Filas com centenas de pessoas formaram-se no exterior das assembleias eleitorais um pouco por toda a capital do país, Banjul e arredores, ainda antes da abertura das urnas às 8:00 (locais e TMG).
Cerca de um milhão de gambianos, de entre uma população de dois milhões, foram convidados a escolher entre seis candidatos, todos homens, aquele que irá liderar o país mais pequeno da África continental, que é também um dos mais pobres do mundo, num escrutínio que será resolvido em apenas uma volta. Os primeiros resultados poderão ser conhecidos já este domingo.
O atual Presidente, Adama Barrow, 56 anos, candidato à sua reeleição, votou numa assembleia de voto perto do palácio presidencial e afirmou a sua fé numa vitória. “Esta será a maior vaga eleitoral da história deste país (…). Dentro de 24 horas, os nossos eleitores irão celebrar nas ruas”, declarou à imprensa.
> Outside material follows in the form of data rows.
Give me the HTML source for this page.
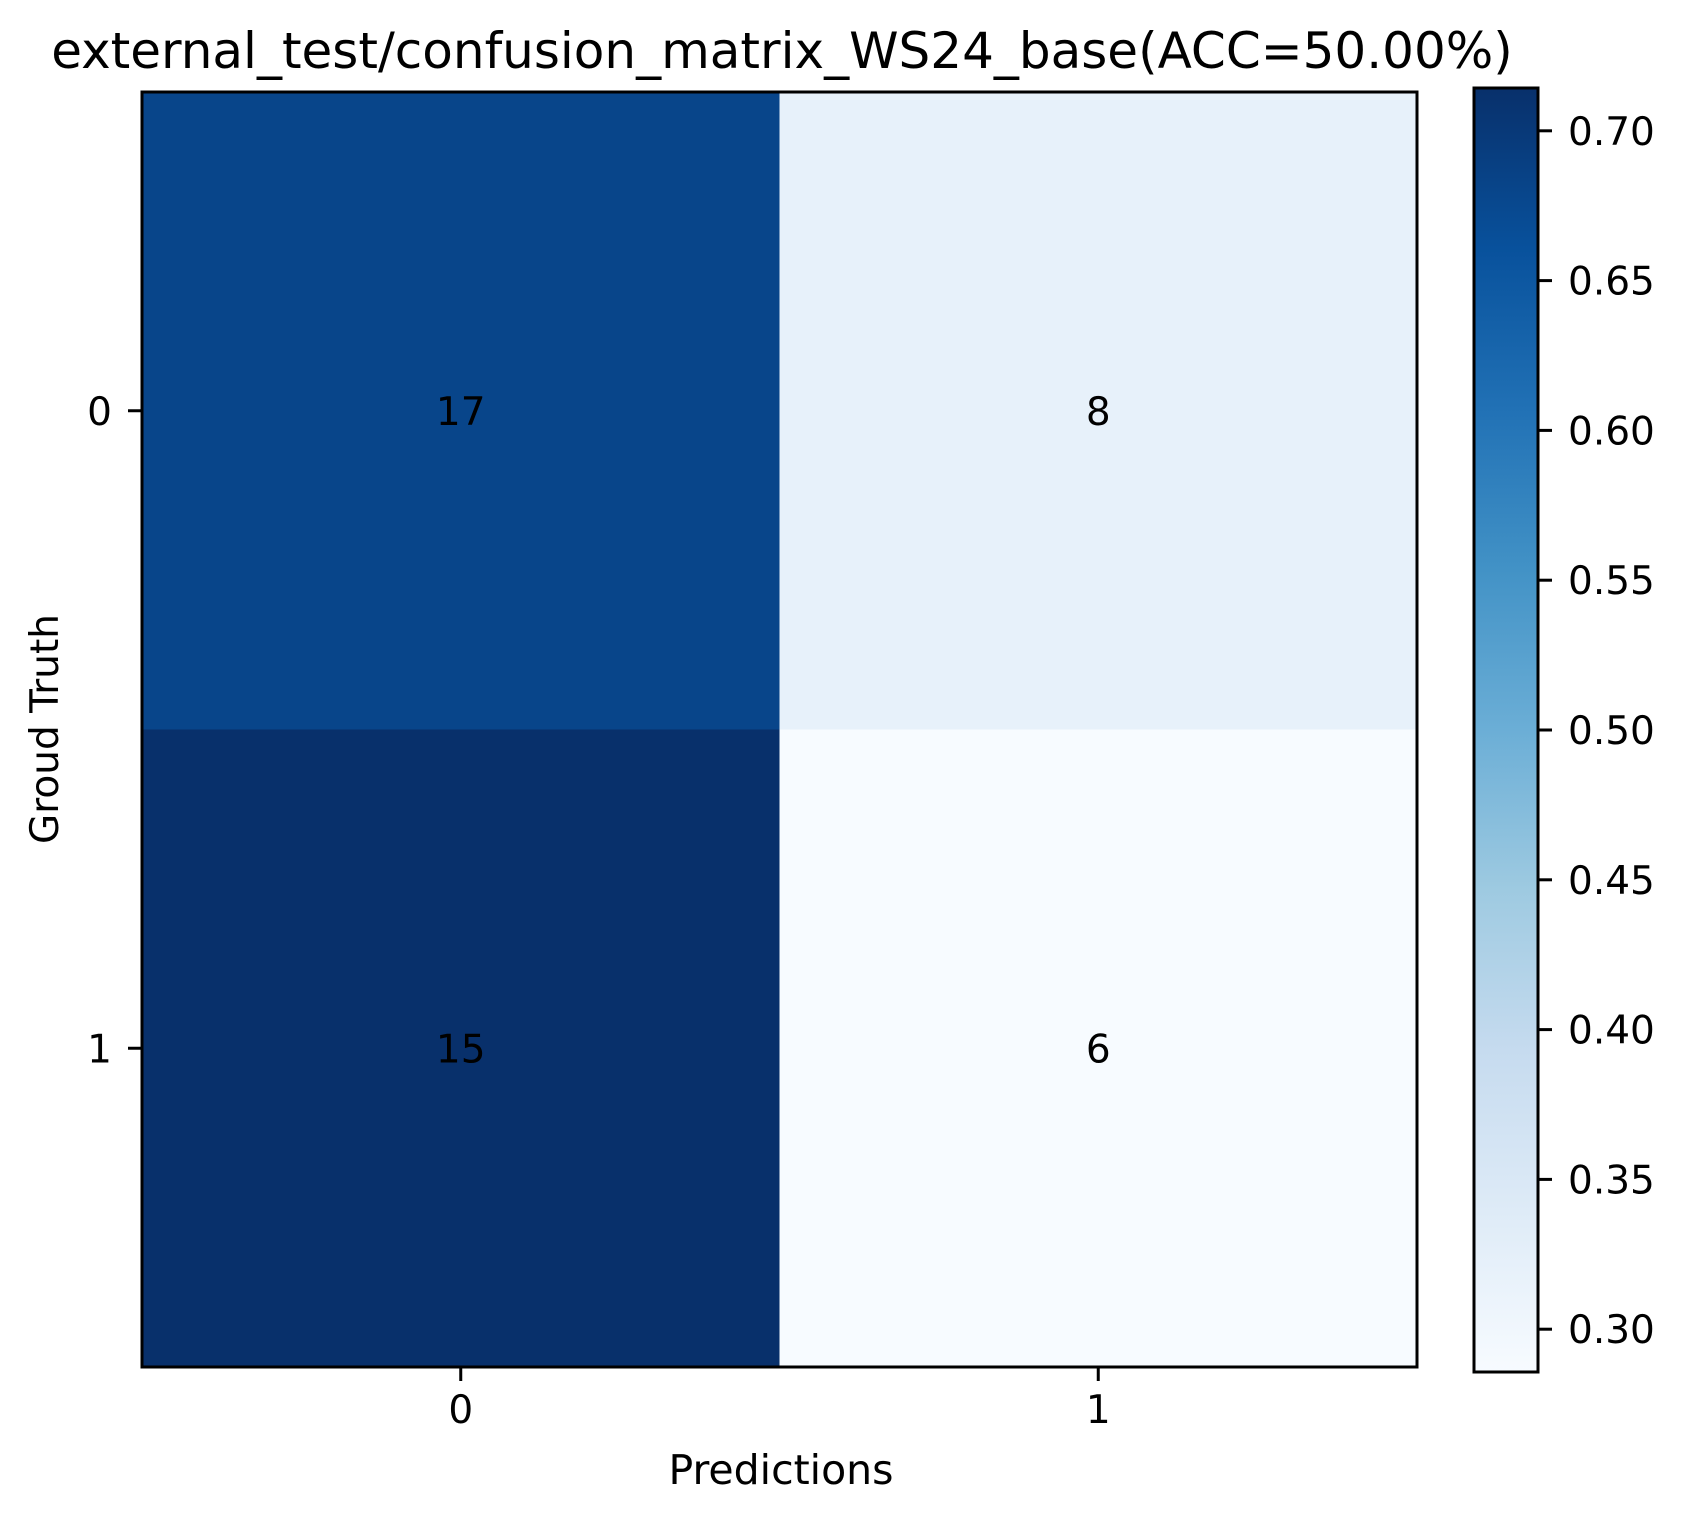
<!DOCTYPE html>
<html><head><meta charset="utf-8"><style>
html,body{margin:0;padding:0;background:#fff;}
svg{display:block;font-family:"DejaVu Sans","Liberation Sans",sans-serif;}
</style></head><body>
<svg id="chart" width="1689" height="1523" viewBox="0 0 1689 1523" xmlns="http://www.w3.org/2000/svg">
<defs>
<linearGradient id="cbgrad" x1="0" y1="1" x2="0" y2="0">
<stop offset="0" stop-color="#f7fbff"/><stop offset="0.125" stop-color="#deebf7"/><stop offset="0.25" stop-color="#c6dbef"/><stop offset="0.375" stop-color="#9ecae1"/><stop offset="0.5" stop-color="#6baed6"/><stop offset="0.625" stop-color="#4292c6"/><stop offset="0.75" stop-color="#2171b5"/><stop offset="0.875" stop-color="#08519c"/><stop offset="1" stop-color="#08306b"/>
</linearGradient>
</defs>
<text x="782" y="68" font-size="50" text-anchor="middle">external_test/confusion_matrix_WS24_base(ACC=50.00%)</text>
<g id="cells"></g>
<rect x="142" y="92" width="1275" height="1275" fill="none" stroke="#000" stroke-width="3"/>
<g id="ticks"></g>
<text x="781" y="1484" font-size="41" text-anchor="middle">Predictions</text>
<text transform="translate(58,729) rotate(-90)" font-size="39" text-anchor="middle">Groud Truth</text>
<rect x="1474" y="88" width="64" height="1284" fill="url(#cbgrad)" stroke="#000" stroke-width="3"/>
<g id="cbticks"></g>
</svg>
<script>
const categories = ["0","1"];
const counts = [[17,8],[15,6]];
const cbTicks = [0.30,0.35,0.40,0.45,0.50,0.55,0.60,0.65,0.70];
const NS="http://www.w3.org/2000/svg";
const stops=[[0,[247,251,255]],[0.125,[222,235,247]],[0.25,[198,219,239]],[0.375,[158,202,225]],[0.5,[107,174,214]],[0.625,[66,146,198]],[0.75,[33,113,181]],[0.875,[8,81,156]],[1,[8,48,107]]];
function blues(t){t=Math.max(0,Math.min(1,t));for(let i=1;i<stops.length;i++){if(t<=stops[i][0]){const a=stops[i-1],b=stops[i];const f=(t-a[0])/(b[0]-a[0]);const c=a[1].map((v,k)=>Math.round(v+(b[1][k]-v)*f));return `rgb(${c})`;}}return "rgb(8,48,107)";}
const norm=counts.map(r=>{const s=r.reduce((a,b)=>a+b,0);return r.map(v=>v/s);});
const flat=norm.flat();const vmin=Math.min(...flat),vmax=Math.max(...flat);
const n=categories.length, X0=142,Y0=92,SZ=1275,cell=SZ/n;
const xPos=i=>X0+cell*(i+0.5), yPos=i=>Y0+cell*(i+0.5);
const cb0=88,cbH=1284; const cbY=v=>cb0+cbH-(v-vmin)/(vmax-vmin)*cbH;
function mk(tag,attrs,parent,text){const e=document.createElementNS(NS,tag);for(const k in attrs)e.setAttribute(k,attrs[k]);if(text!==undefined)e.textContent=text;document.getElementById(parent).appendChild(e);return e;}
for(let r=0;r<n;r++)for(let c=0;c<n;c++){
 const rc=mk("rect",{x:X0+c*cell,y:Y0+r*cell,width:cell+0.5,height:cell+0.5,fill:blues((norm[r][c]-vmin)/(vmax-vmin))},"cells");
 
 
 const t=mk("text",{x:xPos(c),y:yPos(r)+14,"font-size":39,"text-anchor":"middle",fill:"#000"},"cells",String(counts[r][c]));
 
 
}
categories.forEach((lab,i)=>{
 const l1=mk("line",{x1:xPos(i),x2:xPos(i),y1:1367,y2:1381,stroke:"#000","stroke-width":3},"ticks");
 
 
 const t1=mk("text",{x:xPos(i),y:1423,"font-size":39,"text-anchor":"middle"},"ticks",lab);
 
 
 const l2=mk("line",{x1:128,x2:142,y1:yPos(i),y2:yPos(i),stroke:"#000","stroke-width":3},"ticks");
 
 
 const t2=mk("text",{x:112,y:yPos(i)+14,"font-size":39,"text-anchor":"end"},"ticks",lab);
 
 
});
cbTicks.forEach(v=>{
 const y=cbY(v);
 const l=mk("line",{x1:1538,x2:1552,y1:y,y2:y,stroke:"#000","stroke-width":3},"cbticks");
 
 
 const t=mk("text",{x:1568,y:y+14,"font-size":39},"cbticks",v.toFixed(2));
 
 
});
</script>
</body></html>
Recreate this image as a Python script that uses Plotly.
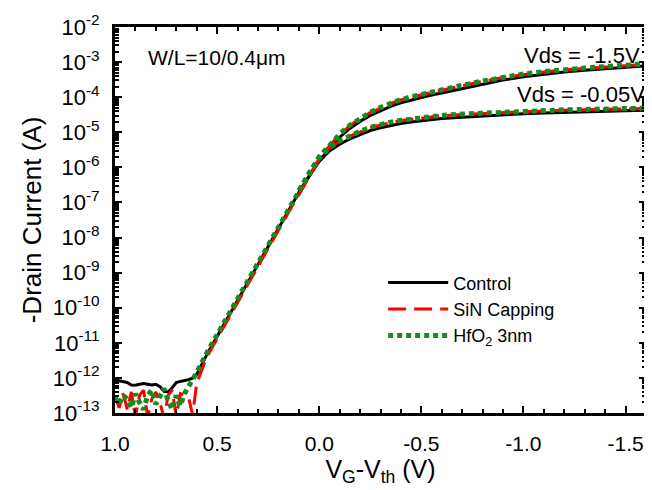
import plotly.graph_objects as go

# ---------------- data ----------------
# gate overdrive V_G - V_th (V)
vg_floor = [1.00, 0.98, 0.96, 0.94, 0.92, 0.90, 0.88, 0.86, 0.84, 0.82, 0.80,
            0.78, 0.76, 0.74, 0.72, 0.70, 0.68, 0.66, 0.64, 0.62, 0.60]
vg_main = [0.55, 0.50, 0.45, 0.40, 0.35, 0.30, 0.25, 0.20, 0.15, 0.10, 0.05,
           0.00, -0.05, -0.10, -0.15, -0.20, -0.25, -0.30, -0.35, -0.40, -0.45,
           -0.50, -0.55, -0.60, -0.70, -0.80, -0.90, -1.00, -1.10, -1.20, -1.30,
           -1.40, -1.50, -1.60]
vg_hi = [0.10, 0.05, 0.00, -0.05, -0.10, -0.15, -0.20, -0.25, -0.30, -0.35,
         -0.40, -0.45, -0.50, -0.55, -0.60, -0.70, -0.80, -0.90, -1.00, -1.10,
         -1.20, -1.30, -1.40, -1.50, -1.60]

# log10(-Id / A), Vds = -0.05 V (full sweep)
control_lo = [-12.06, -12.08, -12.10, -12.13, -12.20, -12.21, -12.18, -12.16, -12.18, -12.20, -12.18,
              -12.25, -12.38, -12.40, -12.28, -12.13, -12.10, -12.08, -12.05, -12.01, -11.90,
              -11.33, -10.82, -10.30, -9.79, -9.27, -8.76, -8.24, -7.73, -7.21, -6.72, -6.25,
              -5.83, -5.53, -5.34, -5.19, -5.06, -4.95, -4.87, -4.80, -4.75, -4.71,
              -4.67, -4.64, -4.61, -4.57, -4.53, -4.50, -4.47, -4.45, -4.43, -4.41,
              -4.39, -4.38, -4.37]
sin_lo = [-12.50, -12.85, -12.45, -12.90, -12.40, -13.10, -12.50, -12.35, -13.10, -12.60, -12.40,
          -12.70, -13.15, -12.50, -12.35, -13.10, -12.45, -12.50, -12.55, -13.05, -12.15,
          -11.40, -10.89, -10.37, -9.86, -9.34, -8.83, -8.31, -7.80, -7.28, -6.78, -6.26,
          -5.78, -5.45, -5.26, -5.11, -4.98, -4.87, -4.79, -4.72, -4.67, -4.63,
          -4.59, -4.56, -4.53, -4.49, -4.46, -4.43, -4.41, -4.39, -4.37, -4.36,
          -4.34, -4.33, -4.32]
hfo2_lo = [-12.55, -12.75, -12.50, -12.60, -12.85, -12.45, -12.70, -12.90, -12.50, -12.35, -12.75,
           -12.55, -12.30, -12.65, -12.90, -12.50, -12.80, -12.45, -12.25, -12.10, -11.85,
           -11.28, -10.77, -10.25, -9.74, -9.22, -8.71, -8.19, -7.68, -7.16, -6.66, -6.18,
           -5.74, -5.44, -5.25, -5.10, -4.97, -4.86, -4.78, -4.71, -4.66, -4.62,
           -4.58, -4.55, -4.52, -4.48, -4.45, -4.42, -4.40, -4.38, -4.36, -4.35,
           -4.33, -4.32, -4.31]

# log10(-Id / A), Vds = -1.5 V (above threshold, where it separates)
control_hi = [-6.72, -6.24, -5.80, -5.48, -5.14, -4.89, -4.69, -4.52, -4.38, -4.26, -4.16, -4.08,
              -4.01, -3.94, -3.88, -3.75, -3.63, -3.51, -3.42, -3.34, -3.28, -3.23, -3.19,
              -3.15, -3.11]
sin_hi = [-6.78, -6.25, -5.74, -5.39, -5.06, -4.81, -4.61, -4.44, -4.30, -4.18, -4.08, -4.00,
          -3.93, -3.86, -3.80, -3.67, -3.55, -3.44, -3.35, -3.28, -3.22, -3.18, -3.14,
          -3.10, -3.06]
hfo2_hi = [-6.66, -6.17, -5.70, -5.38, -5.05, -4.80, -4.60, -4.43, -4.29, -4.17, -4.07, -3.99,
           -3.92, -3.85, -3.79, -3.66, -3.54, -3.43, -3.34, -3.27, -3.21, -3.17, -3.13,
           -3.09, -3.05]

series_names = ["Control", "SiN Capping", "HfO<sub>2</sub> 3nm"]
y_exponents = [-13, -12, -11, -10, -9, -8, -7, -6, -5, -4, -3, -2]
x_ticks = [1.0, 0.5, 0.0, -0.5, -1.0, -1.5]
x_ticklabels = ["1.0", "0.5", "0.0", "-0.5", "-1.0", "-1.5"]

# ---------------- figure ----------------
FONT = "Liberation Sans, Arial, Helvetica, sans-serif"
vg_lo = vg_floor + vg_main
styles = [
    dict(color="black", width=3, dash="solid"),
    dict(color="#ff0000", width=3, dash="18px,8px"),
    dict(color="#1a8a1a", width=5, dash="5px,4px"),
]
lo_sets = [control_lo, sin_lo, hfo2_lo]
hi_sets = [control_hi, sin_hi, hfo2_hi]

fig = go.Figure()
for name, st, lo, hi in zip(series_names, styles, lo_sets, hi_sets):
    fig.add_trace(go.Scatter(x=vg_lo, y=[10 ** v for v in lo], mode="lines",
                             name=name, legendgroup=name, line=st))
    fig.add_trace(go.Scatter(x=vg_hi, y=[10 ** v for v in hi], mode="lines",
                             name=name, legendgroup=name, showlegend=False, line=st))

minor_vals = [m * 10.0 ** e for e in range(-13, -2) for m in range(2, 10)]

# the page body adds an 8px margin, so the figure is 8px smaller and shifted
fig.update_layout(
    width=644, height=482,
    margin=dict(l=107, r=3, t=18, b=77),
    paper_bgcolor="white", plot_bgcolor="white",
    font=dict(family=FONT, size=21, color="black"),
    showlegend=True,
    legend=dict(x=0.505, y=0.385, xanchor="left", yanchor="top",
                bgcolor="rgba(0,0,0,0)", font=dict(size=18, family=FONT),
                itemwidth=60, tracegroupgap=0),
    xaxis=dict(range=[1.0, -1.6], tickmode="array", tickvals=x_ticks, ticktext=x_ticklabels,
               ticks="inside", ticklen=7, tickwidth=2, tickcolor="black",
               showline=True, linewidth=3, linecolor="black", mirror="allticks",
               showgrid=False, zeroline=False, ticklabelstandoff=10,
               ticklabeloverflow="allow",
               tickfont=dict(size=21),
               minor=dict(dtick=0.1, ticks="inside", ticklen=4, tickwidth=2, tickcolor="black",
                          showgrid=False),
               title=dict(text="V<sub>G</sub>-V<sub>th</sub> (V)", font=dict(size=25), standoff=4)),
    yaxis=dict(type="log", range=[-13, -2], tickmode="array",
               tickvals=[10.0 ** e for e in y_exponents],
               ticktext=["10<sup>%d</sup>" % e for e in y_exponents],
               ticks="inside", ticklen=7, tickwidth=2, tickcolor="black",
               showline=True, linewidth=3, linecolor="black", mirror="allticks",
               showgrid=False, zeroline=False, ticklabelstandoff=8,
               tickfont=dict(size=22),
               minor=dict(tickmode="array", tickvals=minor_vals, ticks="inside", ticklen=4,
                          tickwidth=1.5, tickcolor="black", showgrid=False),
               title=dict(text="-Drain Current (A)", font=dict(size=26), standoff=4)),
    annotations=[
        dict(text="W/L=10/0.4\u03bcm", xref="paper", yref="paper", x=0.058, y=0.92,
             xanchor="left", yanchor="middle", showarrow=False, font=dict(size=21)),
        dict(text="Vds = -1.5V", xref="paper", yref="paper", x=0.992, y=0.925,
             xanchor="right", yanchor="middle", showarrow=False, font=dict(size=22)),
        dict(text="Vds = -0.05V", xref="paper", yref="paper", x=1.002, y=0.825,
             xanchor="right", yanchor="middle", showarrow=False, font=dict(size=22)),
    ],
)

fig.write_html("out.html")
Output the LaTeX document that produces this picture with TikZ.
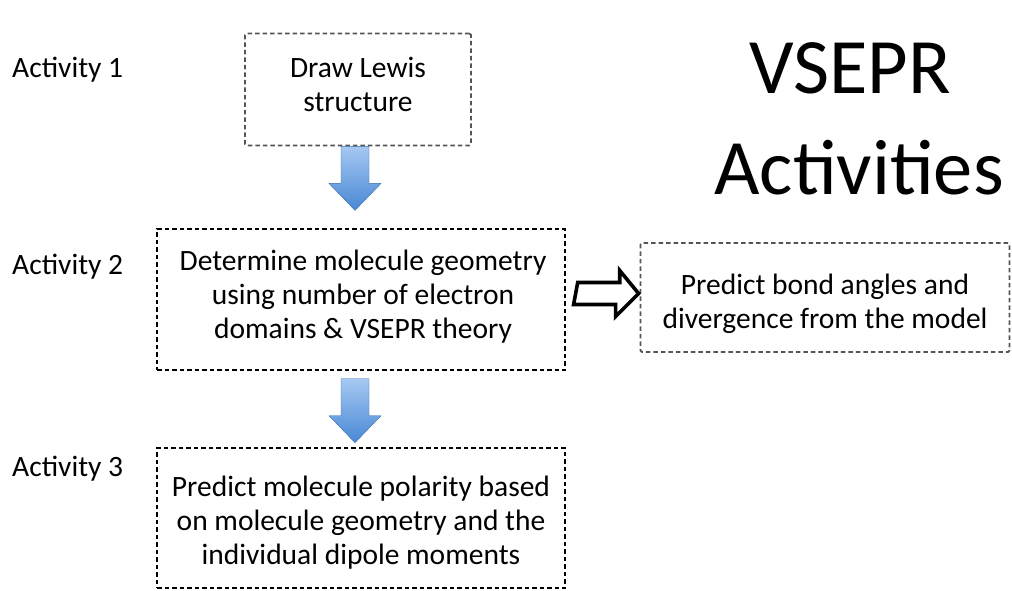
\documentclass[tikz,border=0pt]{standalone}
\usepackage{fontspec}
\setmainfont{Carlito}
\usepackage{tikz}
\usetikzlibrary{calc}
\usetikzlibrary{positioning}

\definecolor{arrowtop}{RGB}{166,200,242}
\definecolor{arrowbot}{RGB}{72,136,212}
\definecolor{boxgray}{RGB}{85,85,85}

\tikzset{
    actbox/.style={draw, rectangle, inner sep=0pt, line width=1.4pt,
        dash pattern=on 4.5pt off 3pt},
    graybox/.style={actbox, draw=boxgray, line width=1.8pt, rounded corners=1.5pt},
    boxtext/.style={align=center, inner sep=0pt, font=\fontsize{29.5}{34}\selectfont},
    actlabel/.style={anchor=base west, inner sep=0pt, font=\fontsize{29.5}{34}\selectfont},
    titletext/.style={anchor=base, inner sep=0pt, font=\fontsize{78.5}{100}\selectfont},
    bluedown/.pic={
        \path[top color=arrowtop, bottom color=arrowbot, draw=arrowbot!80!black, line width=0.4pt]
            (-14,0) -- (14,0) -- (14,-37) -- (26,-37) -- (0,-64) -- (-26,-37) -- (-14,-37) -- cycle;
    }
}

\begin{document}
\begin{tikzpicture}[x=1pt, y=1pt]
\useasboundingbox (0,0) rectangle (1012,-590);

\node[titletext] (title1) at (850,-93) {VSEPR};
\node[titletext] (title2) at (859,-194) {Activities};

\node[actlabel] (act1) at (12,-77) {Activity 1};
\node[actlabel] (act2) at (12,-274) {Activity 2};
\node[actlabel] (act3) at (12,-476) {Activity 3};

\node[graybox, minimum width=226pt, minimum height=112pt] (lewis) at (358,-89.5) {};
\node[graybox, minimum width=369pt, minimum height=109pt] (angles) at (825,-297.5) {};
\node[actbox, minimum width=408pt, minimum height=141pt] (geom) at (361,-299.5) {};
\node[actbox, minimum width=408pt, minimum height=140pt] (polar) at (361,-518) {};

\node[boxtext] (lewistxt) at ($(lewis)+(0,5)$) {Draw Lewis\\structure};
\node[boxtext] (anglestxt) at ($(angles)+(0,-6)$) {Predict bond angles and\\divergence from the model};
\node[boxtext] (geomtxt) at ($(geom)+(2,3)$)
    {Determine molecule geometry\\using number of electron\\domains \& VSEPR theory};
\node[boxtext] (polartxt) at ($(polar)+(0,-5)$)
    {Predict molecule polarity based\\on molecule geometry and the\\individual dipole moments};

\pic at ($(lewis.south)+(-3,0)$) {bluedown};
\pic at ($(geom.south)+(-6,-8)$) {bluedown};

\coordinate (wstart) at ($(geom.east)+(12,6)$);
\coordinate (wtip) at ($(angles.west |- wstart)+(-1,0)$);
\draw[line width=3.6pt, fill=white, line join=miter]
    (wstart) ++(0,11) -- ++(42,0) -- ++(0,12) -- (wtip) -- ++(-23,-23) -- ++(0,12)
    -- ++(-42,0) -- cycle;
\end{tikzpicture}
\end{document}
Ousainou Darboe, 73 anos de idade, tido como principal rival de Barrow, votou apoiado num andarilho em Serekunda, nos arredores de Banjul, e agradeceu a Deus por lhe ter “dado a força para liderar este país”.
Há cinco anos, Barrow, um antigo promotor imobiliário, então praticamente desconhecido, derrotou surpreendentemente Yahya Jammeh, um ditador que durante mais de vinte anos conduziu um governo caracterizado por inúmeras atrocidades cometidas pelo Estado e seus agentes como assassinatos, desaparecimentos forçados, violações e tortura.
Jammeh, que se recusou a reconhecer a derrota eleitoral, foi forçado ao exílio na Guiné Equatorial, onde ainda vive, sob a pressão de uma intervenção militar da África Ocidental. Estas presidenciais são as primeiras em que não participa desde 1996, mas nunca deixou de se imiscuir na vida política e de tentar condicionar o futuro do país.
A possibilidade de Yahya Jammeh vir a ser responsabilizado por crimes que lhe foram atribuídos e aos seus agentes entre 1994 e 2016 – assassinatos, desaparecimentos forçados, atos de tortura, detenções arbitrárias, violações – foi uma das principais questões em jogo nestas eleições, a par da crise económica.
Os gambianos – quase metade dos quais (48,6%, de acordo com o Banco Mundial) vive abaixo do limiar da pobreza – foram duramente atingidos pela covid-19.
Para além da agricultura e das remessas da diáspora (perto de 22% do produto interno bruto, segundo o Banco Mundial), o país depende em grande medida das receitas do turismo, especialmente britânico, obtidas nas praias no Atlântico. A falência do operador Thomas Cook, primeiro, e a covid-19, depois, secaram esse fluxo. Atualmente, ainda que os turistas estejam a começar a regressar, muitos empregos desapareceram.
A Gâmbia, antiga colónia britânica, independente desde 1965, era já, proporcionalmente, um dos principais pontos de partida dos migrantes que procuravam chegar à Europa em embarcações rudimentares.
Desde o início da pandemia, os gambianos têm ainda mais razões para querer partir, com o aumento do preço de bens de primeira necessidade como o arroz, açúcar e petróleo, cortes de água e eletricidade, e falta de acesso a cuidados de saúde.
A presidência de Barrow foi marcada pela libertação dos prisioneiros políticos, estabelecimento de um sistema multipartidário e restabelecimento da liberdade de expressão. A Gâmbia reingressou na Commonwealth, e desistiu da intenção de abandonar o Tribunal Penal Internacional.
Porém, Barrow renegou a promessa de ficar apenas três anos no poder, decisão que provocou manifestações e dezenas de detenções em finais de 2019 e princípios de 2020. Por outro lado, os compromissos de procurar justiça para os crimes da era Jammeh foram também substituídos por novos interesses.
O seu partido, National Peoples Party (NPP), formado no início deste ano, formou uma aliança com o do antigo ditador em setembro, a apenas três meses das eleições, mas Jammeh, numa das suas intervenções de campanha a partir da Guiné Equatorial, denunciou o acordo e deu o seu apoio a um antigo membro do seu partido, Mama Kandeh.
Em 25 de novembro último, Barrow recebeu em mãos o relatório de uma comissão criada sob a sua presidência para levantar os abusos cometidos durante o regime de Yahya Jammeh. A comissão ouviu durante dois anos cerca de 400 testemunhas, vítimas e antigos funcionários e o seu relatório apela à responsabilização judicial dos responsáveis pelos abusos apurados, ainda que o conteúdo não tenha sido publicado e não se conheçam os autores dos crimes imputados.
O próximo Presidente tem seis meses para decidir sobre a questão e dar seguimento ao relatório.